## GIVEN TASK
Extract the opening line of the entries and every line after it, stopping at and including the line that contains "import numpy as np". Do not include pictures.

## DATASET RECORDS
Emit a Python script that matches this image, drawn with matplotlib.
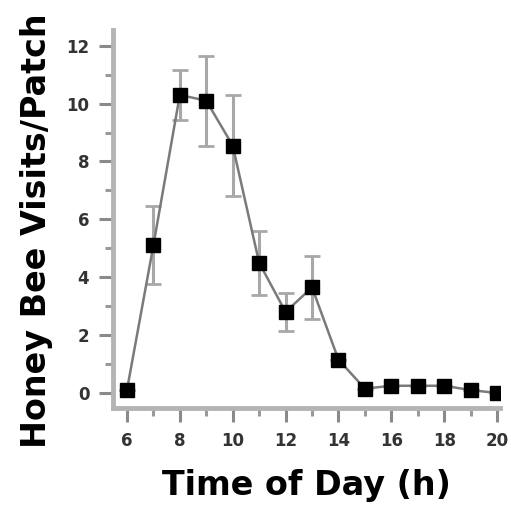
import matplotlib.pyplot as plt
from matplotlib.ticker import MultipleLocator
import numpy as np

# values
hours = [6, 7, 8, 9, 10, 11, 12, 13, 14, 15, 16, 17, 18, 19, 20]
visits = [0.1, 5.1, 10.3, 10.1, 8.55, 4.5, 2.8, 3.65, 1.15, 0.15, 0.25, 0.25, 0.25, 0.1, 0.0]
err = [0.0, 1.35, 0.85, 1.55, 1.75, 1.1, 0.65, 1.1, 0.1, 0.0, 0.0, 0.0, 0.0, 0.0, 0.0]

xticks = [6, 8, 10, 12, 14, 16, 18, 20]
yticks = [0, 2, 4, 6, 8, 10, 12]

plt.rcParams['font.family'] = ['DejaVu Sans']

fig = plt.figure(figsize=(5.11, 5.05), dpi=100)
ax = fig.add_axes([0.221, 0.192, 0.757, 0.749])

ax.errorbar(hours, visits, yerr=[e if e > 0.15 else 0 for e in err],
            fmt='none', ecolor='#a8a8a8', elinewidth=2.2, capsize=6,
            capthick=2, zorder=2)
ax.plot(hours, visits, color='#7a7a7a', lw=1.8, zorder=3)
ax.plot(hours, visits, ls='none', marker='s', ms=9.5, color='black', zorder=4)

ax.set_xlim(5.47, 20.1)
ax.set_ylim(-0.52, 12.55)
ax.set_xticks(xticks)
ax.set_yticks(yticks)
ax.xaxis.set_minor_locator(MultipleLocator(1))
ax.yaxis.set_minor_locator(MultipleLocator(1))

ax.spines[['top', 'right']].set_visible(False)
for s in ['left', 'bottom']:
    ax.spines[s].set_color('#b4b4b4')
    ax.spines[s].set_linewidth(3.5)

ax.tick_params(which='major', direction='out', length=10, width=2.2,
               color='#8a8a8a', labelsize=12, labelcolor='#333333', pad=7)
ax.tick_params(which='minor', direction='out', length=6, width=2.2,
               color='#9a9a9a')
for lab in ax.get_xticklabels() + ax.get_yticklabels():
    lab.set_fontweight('bold')

ax.set_xlabel('Time of Day (h)', fontsize=24, fontweight='bold', labelpad=14)
ax.set_ylabel('Honey Bee Visits/Patch', fontsize=24, fontweight='bold')
ax.yaxis.set_label_coords(-0.155, 0.47)

fig.savefig('out.png', dpi=100)
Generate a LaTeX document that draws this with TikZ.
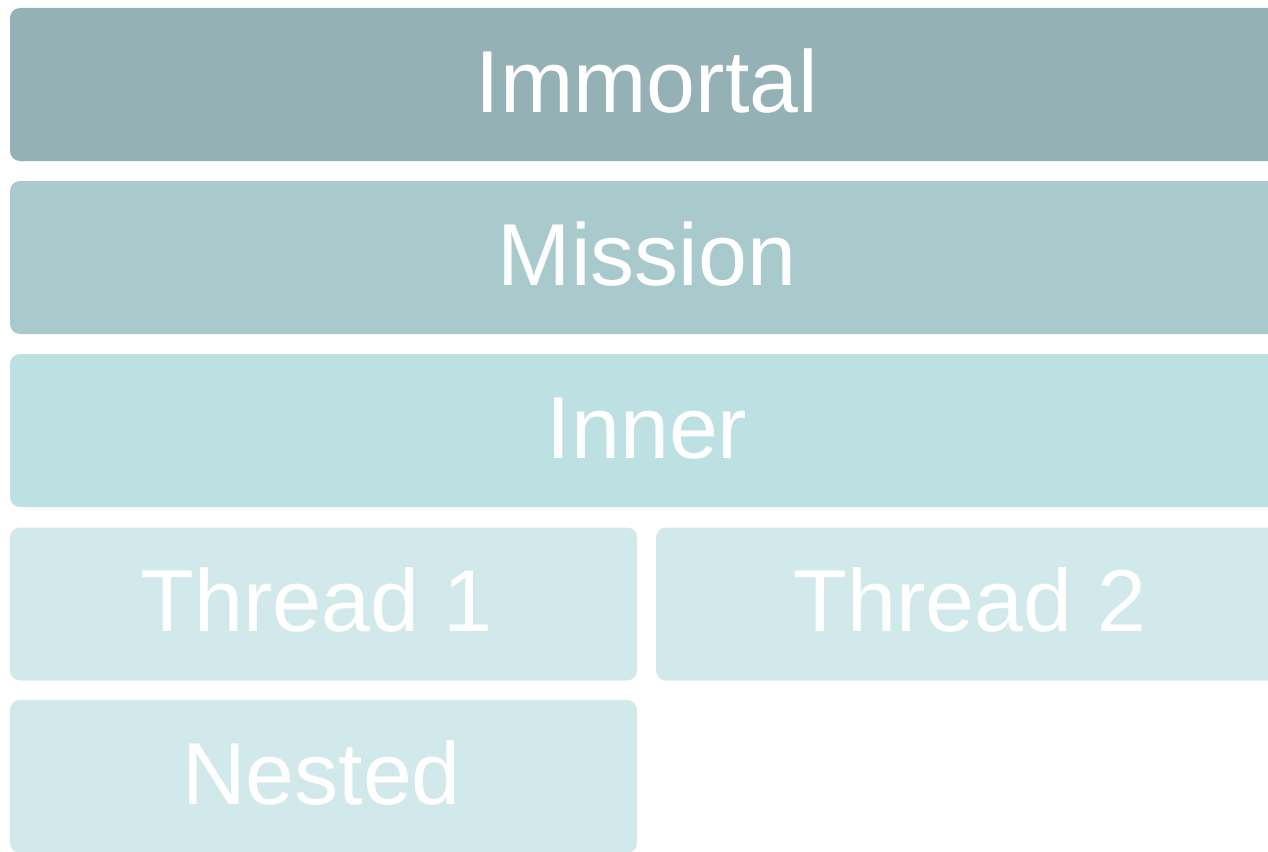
\documentclass[tikz,border=0pt]{standalone}
\usepackage{fontspec}
\setmainfont{Liberation Sans}
\definecolor{immortalc}{HTML}{94B1B5}
\definecolor{missionc}{HTML}{A9CACD}
\definecolor{innerc}{HTML}{BDE0E3}
\definecolor{threadc}{HTML}{D2E9EB}
\tikzset{
  band/.style={draw=none, rounded corners=10pt, inner sep=0pt, minimum height=153pt},
  caption/.style={text=white, inner sep=0pt, text height=63pt, text depth=0pt,
    font=\fontsize{88}{96}\selectfont},
}
\begin{document}
\begin{tikzpicture}[x=1pt,y=-1pt]
\useasboundingbox (0,0) rectangle (1268,851);
\clip (0,0) rectangle (1268,851);
% layered scopes, widest at the top
\node[band, fill=immortalc, minimum width=1274pt] (immortal) at (647,84.5) {};
\node[band, fill=missionc, minimum width=1274pt] (mission) at (647,257.5) {};
\node[band, fill=innerc, minimum width=1274pt] (inner) at (647,430.5) {};
\node[band, fill=threadc, minimum width=627pt] (thread1) at (323.5,604) {};
\node[band, fill=threadc, minimum width=628pt] (thread2) at (970,604) {};
\node[band, fill=threadc, minimum width=627pt] (nested) at (323.5,776.5) {};
% labels
\node[caption] (immortalt) at ([yshift=4pt]immortal.center) {Immortal};
\node[caption] (missiont) at ([yshift=4pt]mission.center) {Mission};
\node[caption] (innert) at ([yshift=4pt]inner.center) {Inner};
\node[caption] (thread1t) at ([xshift=-7pt,yshift=4pt]thread1.center) {Thread 1};
\node[caption] (thread2t) at ([yshift=4pt]thread2.center) {Thread 2};
\node[caption] (nestedt) at ([xshift=-2pt,yshift=4pt]nested.center) {Nested};
\end{tikzpicture}
\end{document}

## SOLUTION TO THIS EXERCISE
Emit a Python script that matches this image, drawn with matplotlib.
import matplotlib.pyplot as plt
from matplotlib.ticker import MultipleLocator
import numpy as np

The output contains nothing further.